Congressional Republicans expressed widespread concern the move could disrupt the U.S. economy, with countless Republicans urging the president to reconsider his approach by creating exceptions for U.S. allies and trading partners, as he has done, for the time being, for Canada and Mexico.
“We’re on the verge of a painful and stupid trade war, and that’s bad," Sen. Ben Sasse, R-Nebraska, said.
“We should not go the route that the administration is proposing on tariffs,” Roskam, R-Ill., told ABC News. “Remember tariffs are taxes and they're taxes on American consumers. We want tariffs low and we want obviously make sure that we have opportunities to sell our products abroad. And there's ways to do that, and I think there's ways to appropriately negotiate that.”
In a letter to the president, more than 100 House Republicans expressed concerns that “broad tariffs could harm” America’s workers, manufacturers, and consumers.
“Because tariffs are taxes that make U.S. businesses less competitive and U.S. consumers poorer, any tariffs that are imposed should be designed to address specific distortions caused by unfair trade practices in a targeted way while minimizing negative consequences on American businesses and consumers,” the lawmakers wrote.
"Simply put: This is a tax hike on American manufacturers, workers and consumers," Hatch, R-Utah, said. "Slapping aluminum and steel imports with tariffs of this magnitude is misguided."

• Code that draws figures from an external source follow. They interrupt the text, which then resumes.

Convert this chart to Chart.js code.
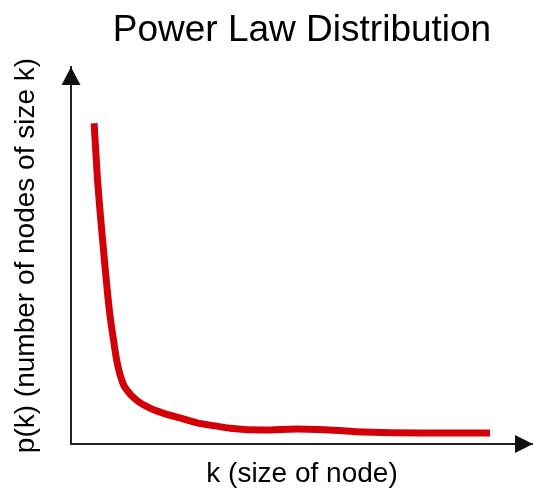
<!DOCTYPE html>
<html>
<head>
	<meta charset="utf-8" />
	<title>Power Law Distribution</title>
	<script src="https://cdn.jsdelivr.net/npm/chart.js@4/dist/chart.umd.min.js"></script>
	<style>
		html, body { margin: 0; padding: 0; background: #fff; }
		#wrap { width: 533px; height: 489px; }
	</style>
</head>
<body>

<div id="wrap"><canvas id="powerChart"></canvas></div>

<script>
// values (k on 0..100, p on 0..100, no units shown)
var kValues = [5.0, 5.7, 6.9, 8.3, 9.3, 10.0, 11.2, 12.1, 14.1, 17.1, 19.9, 23.6, 27.3, 31.2, 34.4, 41.6, 48.9, 56.1, 63.2, 75.5, 90.7]
var pValues = [85.1, 70.9, 53.3, 35.5, 26.8, 21.5, 16.2, 14.3, 11.7, 9.5, 8.2, 6.9, 5.6, 4.8, 4.2, 3.7, 4.0, 3.7, 3.2, 2.9, 2.9]

var chartTitle = "Power Law Distribution"
var xTitle = "k (size of node)"
var yTitle = "p(k) (number of nodes of size k)"

var points = []
for (var i = 0; i < kValues.length; i++) {
	points.push({x: kValues[i], y: pValues[i]})
}

// arrow heads at the ends of both axes
var axisArrows = {
	id: "axisArrows",
	afterDraw: function(chart) {
		var ctx = chart.ctx
		var a = chart.chartArea
		ctx.save()
		ctx.fillStyle = "#111"
		// up arrow on y axis
		ctx.beginPath()
		ctx.moveTo(a.left, a.top)
		ctx.lineTo(a.left - 9.5, a.top + 18)
		ctx.lineTo(a.left + 9.5, a.top + 18)
		ctx.closePath()
		ctx.fill()
		// right arrow on x axis
		ctx.beginPath()
		ctx.moveTo(a.right, a.bottom)
		ctx.lineTo(a.right - 18, a.bottom - 9)
		ctx.lineTo(a.right - 18, a.bottom + 9)
		ctx.closePath()
		ctx.fill()
		ctx.restore()
	}
}

var font = "'Liberation Sans', Arial, sans-serif"

new Chart("powerChart", {
	type: "scatter",
	data: {
		datasets: [{
			data: points,
			showLine: true,
			fill: false,
			borderColor: "rgb(210,0,8)",
			borderWidth: 7,
			borderCapStyle: "butt",
			pointRadius: 0,
			pointHoverRadius: 0,
			tension: 0.4,
			cubicInterpolationMode: "monotone"
		}]
	},
	options: {
		responsive: true,
		maintainAspectRatio: false,
		animation: false,
		layout: {padding: {left: 0, right: 0, top: 0, bottom: 0}},
		plugins: {
			legend: {display: false},
			tooltip: {enabled: false},
			title: {
				display: true,
				text: chartTitle,
				fullSize: false,
				color: "#000",
				font: {family: font, size: 37, weight: "normal", lineHeight: 1.0},
				padding: {top: 12.5, bottom: 17.5}
			}
		},
		scales: {
			x: {
				type: "linear",
				min: 0,
				max: 100,
				grid: {display: false, drawTicks: false},
				border: {display: true, color: "#222", width: 2},
				ticks: {display: false},
				title: {
					display: true,
					text: xTitle,
					color: "#000",
					font: {family: font, size: 28, lineHeight: 1.0},
					padding: {top: 16.5, bottom: 0.5}
				}
			},
			y: {
				type: "linear",
				min: 0,
				max: 100,
				grid: {display: false, drawTicks: false},
				border: {display: true, color: "#222", width: 2},
				ticks: {display: false},
				title: {
					display: true,
					text: yTitle,
					color: "#000",
					font: {family: font, size: 28, lineHeight: 1.0},
					padding: {top: 12, bottom: 31}
				}
			}
		}
	},
	plugins: [axisArrows]
})
</script>

</body>
</html>
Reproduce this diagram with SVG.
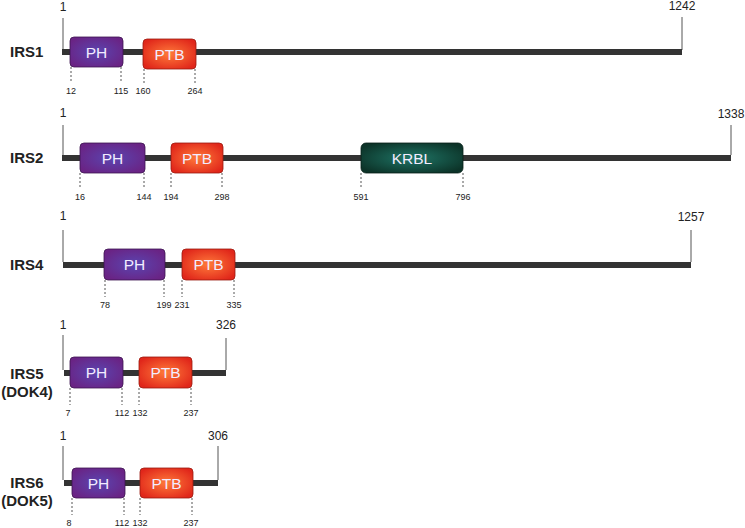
<svg xmlns="http://www.w3.org/2000/svg" width="745" height="528" viewBox="0 0 745 528">
<defs>
<radialGradient id="gPH" cx="50%" cy="50%" r="60%">
<stop offset="0" stop-color="#5a45b0"/><stop offset="1" stop-color="#6a2384"/>
</radialGradient>
<radialGradient id="gPTB" cx="50%" cy="50%" r="60%">
<stop offset="0" stop-color="#ff7a3a"/><stop offset="1" stop-color="#e0261a"/>
</radialGradient>
<radialGradient id="gKR" cx="50%" cy="50%" r="60%">
<stop offset="0" stop-color="#1f7566"/><stop offset="1" stop-color="#0c3328"/>
</radialGradient>
</defs>
<style>
.bar{fill:#333333}
.tick{stroke:#555;stroke-width:1}
.dash{stroke:#555;stroke-width:1;stroke-dasharray:2,2}
.ph{fill:url(#gPH);stroke:#3e1550;stroke-width:0.8}
.ptb{fill:url(#gPTB);stroke:#9a1a10;stroke-width:0.8}
.kr{fill:url(#gKR);stroke:#082018;stroke-width:0.8}
.dt{font-family:"Liberation Sans",Arial,sans-serif;font-size:15.5px;fill:#f2ecff;text-anchor:middle}
.num{font-family:"Liberation Sans",Arial,sans-serif;font-size:9px;fill:#222;text-anchor:middle}
.end{font-family:"Liberation Sans",Arial,sans-serif;font-size:12px;fill:#222;text-anchor:middle}
.nm{font-family:"Liberation Sans",Arial,sans-serif;font-size:15px;font-weight:bold;fill:#222}
</style>
<g id="connectors">
<line class="tick" x1="63" y1="18" x2="63" y2="50"/>
<line class="tick" x1="682" y1="17" x2="682" y2="50"/>
<line class="tick" x1="63" y1="125" x2="63" y2="155"/>
<line class="tick" x1="731" y1="125" x2="731" y2="155"/>
<line class="tick" x1="63" y1="230" x2="63" y2="262"/>
<line class="tick" x1="691" y1="230" x2="691" y2="262"/>
<line class="tick" x1="63" y1="335" x2="63" y2="370"/>
<line class="tick" x1="226" y1="338" x2="226" y2="370"/>
<line class="tick" x1="63" y1="446" x2="63" y2="480"/>
<line class="tick" x1="218" y1="446" x2="218" y2="480"/>
<line class="dash" x1="71" y1="67" x2="71" y2="83"/>
<line class="dash" x1="121" y1="67" x2="121" y2="83"/>
<line class="dash" x1="144" y1="69" x2="144" y2="83"/>
<line class="dash" x1="195" y1="69" x2="195" y2="83"/>
<line class="dash" x1="80" y1="173" x2="80" y2="189"/>
<line class="dash" x1="144" y1="173" x2="144" y2="189"/>
<line class="dash" x1="171" y1="173" x2="171" y2="189"/>
<line class="dash" x1="222" y1="173" x2="222" y2="189"/>
<line class="dash" x1="361" y1="173" x2="361" y2="189"/>
<line class="dash" x1="463" y1="173" x2="463" y2="189"/>
<line class="dash" x1="105" y1="280" x2="105" y2="297"/>
<line class="dash" x1="164" y1="280" x2="164" y2="297"/>
<line class="dash" x1="182" y1="280" x2="182" y2="297"/>
<line class="dash" x1="234" y1="280" x2="234" y2="297"/>
<line class="dash" x1="70" y1="388" x2="70" y2="405"/>
<line class="dash" x1="122" y1="388" x2="122" y2="405"/>
<line class="dash" x1="139" y1="388" x2="139" y2="405"/>
<line class="dash" x1="191" y1="388" x2="191" y2="405"/>
<line class="dash" x1="72" y1="498" x2="72" y2="515"/>
<line class="dash" x1="124" y1="498" x2="124" y2="515"/>
<line class="dash" x1="140" y1="498" x2="140" y2="515"/>
<line class="dash" x1="192" y1="498" x2="192" y2="515"/>
</g>
<g id="irs1">
<text class="nm" x="10" y="57">IRS1</text>
<rect class="bar" x="62" y="49" width="620" height="6"/>
<text class="end" x="63" y="11">1</text>
<text class="end" x="682" y="10">1242</text>
<g id="irs1-ph"><rect class="ph" x="70" y="37" width="53" height="30" rx="4"/><text class="dt" x="96.5" y="57.5">PH</text></g>
<g id="irs1-ptb"><rect class="ptb" x="143" y="39" width="53" height="30" rx="4"/><text class="dt" x="169.5" y="59.5">PTB</text></g>
<text class="num" x="71" y="94">12</text>
<text class="num" x="121" y="94">115</text>
<text class="num" x="143" y="94">160</text>
<text class="num" x="195" y="94">264</text>
</g>
<g id="irs2">
<text class="nm" x="10" y="163">IRS2</text>
<rect class="bar" x="62" y="155" width="669" height="6"/>
<text class="end" x="63" y="117">1</text>
<text class="end" x="731" y="118">1338</text>
<g id="irs2-ph"><rect class="ph" x="80" y="143" width="65" height="30" rx="4"/><text class="dt" x="112.5" y="163.5">PH</text></g>
<g id="irs2-ptb"><rect class="ptb" x="171" y="143" width="52" height="30" rx="4"/><text class="dt" x="197" y="163.5">PTB</text></g>
<g id="irs2-krbl"><rect class="kr" x="361" y="143" width="102" height="30" rx="5"/><text class="dt" x="412" y="163.5">KRBL</text></g>
<text class="num" x="80" y="200">16</text>
<text class="num" x="144" y="200">144</text>
<text class="num" x="171" y="200">194</text>
<text class="num" x="222" y="200">298</text>
<text class="num" x="361" y="200">591</text>
<text class="num" x="463" y="200">796</text>
</g>
<g id="irs4">
<text class="nm" x="10" y="270">IRS4</text>
<rect class="bar" x="63" y="262" width="628" height="6"/>
<text class="end" x="63" y="220">1</text>
<text class="end" x="691" y="221">1257</text>
<g id="irs4-ph"><rect class="ph" x="104" y="249" width="61" height="31" rx="4"/><text class="dt" x="134.5" y="270">PH</text></g>
<g id="irs4-ptb"><rect class="ptb" x="182" y="249" width="53" height="31" rx="4"/><text class="dt" x="208.5" y="270">PTB</text></g>
<text class="num" x="105" y="308">78</text>
<text class="num" x="164" y="308">199</text>
<text class="num" x="182" y="308">231</text>
<text class="num" x="234" y="308">335</text>
</g>
<g id="irs5">
<text class="nm" x="27" y="379" text-anchor="middle">IRS5</text>
<text class="nm" x="27" y="397" text-anchor="middle">(DOK4)</text>
<rect class="bar" x="64" y="370" width="162" height="6"/>
<text class="end" x="63" y="329">1</text>
<text class="end" x="226" y="329">326</text>
<g id="irs5-ph"><rect class="ph" x="70" y="357" width="53" height="31" rx="4"/><text class="dt" x="96.5" y="378">PH</text></g>
<g id="irs5-ptb"><rect class="ptb" x="139" y="357" width="53" height="31" rx="4"/><text class="dt" x="165.5" y="378">PTB</text></g>
<text class="num" x="68" y="416">7</text>
<text class="num" x="122" y="416">112</text>
<text class="num" x="140" y="416">132</text>
<text class="num" x="191" y="416">237</text>
</g>
<g id="irs6">
<text class="nm" x="27" y="488" text-anchor="middle">IRS6</text>
<text class="nm" x="27" y="506" text-anchor="middle">(DOK5)</text>
<rect class="bar" x="64" y="480" width="154" height="6"/>
<text class="end" x="63" y="440">1</text>
<text class="end" x="218" y="440">306</text>
<g id="irs6-ph"><rect class="ph" x="72" y="468" width="53" height="30" rx="4"/><text class="dt" x="98.5" y="488.5">PH</text></g>
<g id="irs6-ptb"><rect class="ptb" x="140" y="468" width="53" height="30" rx="4"/><text class="dt" x="166.5" y="488.5">PTB</text></g>
<text class="num" x="69" y="526">8</text>
<text class="num" x="122" y="526">112</text>
<text class="num" x="140" y="526">132</text>
<text class="num" x="191" y="526">237</text>
</g>
</svg>
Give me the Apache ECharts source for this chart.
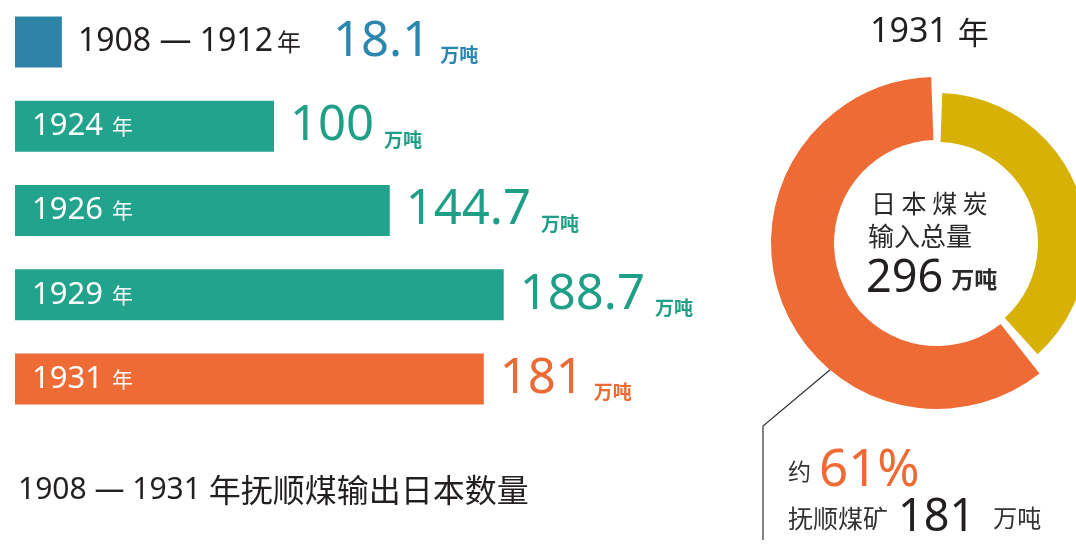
<!DOCTYPE html>
<html>
<head>
<meta charset="utf-8">
<script src="https://cdn.jsdelivr.net/npm/echarts@6/dist/echarts.min.js"></script>
<style>
html, body { margin: 0; padding: 0; background: #fff; }
#main { width: 1076px; height: 559px; }
</style>
</head>
<body>
<div id="main"></div>
<script>
// 抚顺煤输出日本数量 (万吨)
var periods = ['1908 — 1912', '1924', '1926', '1929', '1931'];
var exportsToJapan = [18.1, 100, 144.7, 188.7, 181];
var barColors = ['#2d84a6', '#22a38e', '#22a38e', '#22a38e', '#ee6b36'];
var valueColors = ['#2b86b0', '#1f9e88', '#1f9e88', '#1f9e88', '#ec6a33'];

// 1931 年日本煤炭输入 (万吨)
var totalImport = 296;
var shareNames = ['其他', '抚顺煤矿'];
var shareValues = [115, 181];
var shareColors = ['#d7b106', '#ee6b36'];
var shareRadii = [[101, 150], [103, 166]];

var FONT = '"Noto Sans", "Noto Sans CJK SC", sans-serif';
var CJK = '"Noto Sans CJK SC", sans-serif';
var DARK = '#231f20';

var chart = echarts.init(document.getElementById('main'));

var valueRich = {
  yr: { fontFamily: FONT, fontSize: 32, color: DARK },
  yn: { fontFamily: CJK, fontSize: 24, color: DARK, padding: [0, 0, 0, 4] }
};
valueColors.forEach(function (c, i) {
  valueRich['v' + i] = { fontFamily: FONT, fontSize: 49, color: c, padding: [0, 0, 0, i === 0 ? 32 : 0] };
  valueRich['u' + i] = { fontFamily: CJK, fontSize: 19, fontWeight: 'bold', color: c,
    verticalAlign: 'bottom', lineHeight: 22, padding: [0, 0, 2, 10] };
});

var barData = exportsToJapan.map(function (v, i) {
  return { value: v, itemStyle: { color: barColors[i] }, label: { show: i > 0 } };
});
var valueData = exportsToJapan.map(function (v, i) {
  var head = i === 0 ? '{yr|' + periods[0] + '}{yn|年}' : '';
  return { value: v, label: { formatter: head + '{v' + i + '|' + v + '}{u' + i + '|万吨}' } };
});

function ringData(k) {
  return shareValues.map(function (v, i) {
    return { name: shareNames[i], value: v,
      itemStyle: { color: i === k ? shareColors[i] : 'rgba(0,0,0,0)' } };
  });
}
function ring(k) {
  return {
    type: 'pie', silent: true, center: [937, 243], radius: shareRadii[k],
    startAngle: 90, clockwise: true, padAngle: 4,
    label: { show: false }, labelLine: { show: false },
    data: ringData(k)
  };
}

var pct = Math.round(shareValues[1] / totalImport * 100);

chart.setOption({
  animation: false,
  backgroundColor: '#fff',
  grid: { left: 15, right: 25, top: -4, height: 425 },
  xAxis: { type: 'value', min: 0, max: 400, show: false },
  yAxis: { type: 'category', data: periods, inverse: true, show: false },
  series: [
    {
      type: 'bar', barWidth: 51, silent: true, data: barData,
      label: {
        position: 'insideLeft', distance: 17,
        formatter: function (p) { return '{y|' + periods[p.dataIndex] + '}{n|年}'; },
        rich: {
          y: { fontFamily: FONT, fontSize: 31, color: '#fff' },
          n: { fontFamily: CJK, fontSize: 21, color: '#fff', padding: [0, 0, 0, 9] }
        }
      }
    },
    {
      type: 'bar', barWidth: 51, barGap: '-100%', silent: true, data: valueData,
      itemStyle: { color: 'rgba(0,0,0,0)' },
      label: { show: true, position: 'right', distance: 16, rich: valueRich }
    },
    ring(0),
    ring(1)
  ],
  graphic: [
    { type: 'text', left: 18, top: 474, style: {
      text: '{d|1908 — 1931 }{c|年抚顺煤输出日本数量}',
      rich: {
        d: { fontFamily: FONT, fontSize: 30, fill: DARK },
        c: { fontFamily: CJK, fontSize: 32, fill: DARK }
      } } },
    { type: 'text', x: 870, y: 32, style: {
      text: '{d|1931}{c|年}', verticalAlign: 'middle',
      rich: {
        d: { fontFamily: FONT, fontSize: 34, fill: DARK },
        c: { fontFamily: CJK, fontSize: 31, fill: DARK, padding: [0, 0, 0, 10] }
      } } },
    { type: 'text', x: 871, y: 203, style: {
      text: '日 本 煤 炭', font: '25px ' + CJK, fill: '#2a2a2a', verticalAlign: 'middle' } },
    { type: 'text', x: 868, y: 236, style: {
      text: '输入总量', font: '26px ' + CJK, fill: '#2a2a2a', verticalAlign: 'middle' } },
    { type: 'text', x: 866, y: 279, style: {
      text: '{d|' + totalImport + '}{c|万吨}', verticalAlign: 'middle',
      rich: {
        d: { fontFamily: FONT, fontSize: 45, fill: DARK },
        c: { fontFamily: CJK, fontSize: 23, fontWeight: 'bold', fill: '#2a2a2a', padding: [0, 0, 0, 8] }
      } } },
    { type: 'polyline', shape: { points: [[837, 364], [763, 426], [763, 540]] },
      style: { stroke: '#333', lineWidth: 1.2, fill: null } },
    { type: 'text', x: 788, y: 471, style: {
      text: '{a|约}{b|' + pct + '%}', verticalAlign: 'middle',
      rich: {
        a: { fontFamily: CJK, fontSize: 23, fill: '#333' },
        b: { fontFamily: FONT, fontSize: 51, fill: '#ee6b36', padding: [0, 0, 0, 8] }
      } } },
    { type: 'text', x: 788, y: 518, style: {
      text: '{a|' + shareNames[1] + '}{b|' + shareValues[1] + '}{c|万吨}', verticalAlign: 'middle',
      rich: {
        a: { fontFamily: CJK, fontSize: 25, fill: '#333' },
        b: { fontFamily: FONT, fontSize: 45, fill: DARK, padding: [0, 0, 0, 10] },
        c: { fontFamily: CJK, fontSize: 24, fill: '#333', padding: [0, 0, 0, 18] }
      } } }
  ]
});
</script>
</body>
</html>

While the president does not have any vocal supporters within his own party, a handful of Democrats, Sens. Bob Casey, Sherrod Brown and Joe Manchin, have applauded the move.
"It’s past time to defend our interests, our security and our workers in the global economy and that is exactly what the President is proposing with these tariffs," Manchin, D-W. Va., stated.
"By standing up for steel jobs today, we’re also protecting American jobs up the supply chain from becoming the next victims of Chinese cheating," Brown, D-Ohio, said.
North Carolina Republican Rep. Mark Meadows, chairman of the House Freedom Caucus, urged the administration to shift course, expressing a preference for future bilateral trading deals.
“I'm probably more of one that if tariffs have to be implemented or used as a tool, look at it on a more tactical basis with finished goods,” Meadows told ABC News. “Really it's more of trying to make sure that any of our manufacturers or [agriculture] communities are not adversely impacted.”
Wisconsin Republican Gov. Scott Walker cautioned that if the tariffs go into place, “it will not only cause major disruption in the market and drive prices up, it will likely cause layoffs and plant closures with jobs and operations shifting to other countries.”
“Unfortunately, the practical application here of the tariff on steel and aluminum would lead to jobs being lost in Wisconsin and moved - not to other states - but to other countries,” Walker said.
The timing and substance of the proposal, first revealed by the president last week, caught most Republicans by surprise.
"The surprises of these ideas just is what gives a period of unsettled times for Congress," Rep. Walter Jones, R-N.C., said. "At this point, I wanna see some details."
“Usually we have more time to prep and think it through and get the policy lined up,” Rep. Dave Brat, R-Va., agreed. “How you implement it that's the tricky one so we have to fine tune it a little bit.”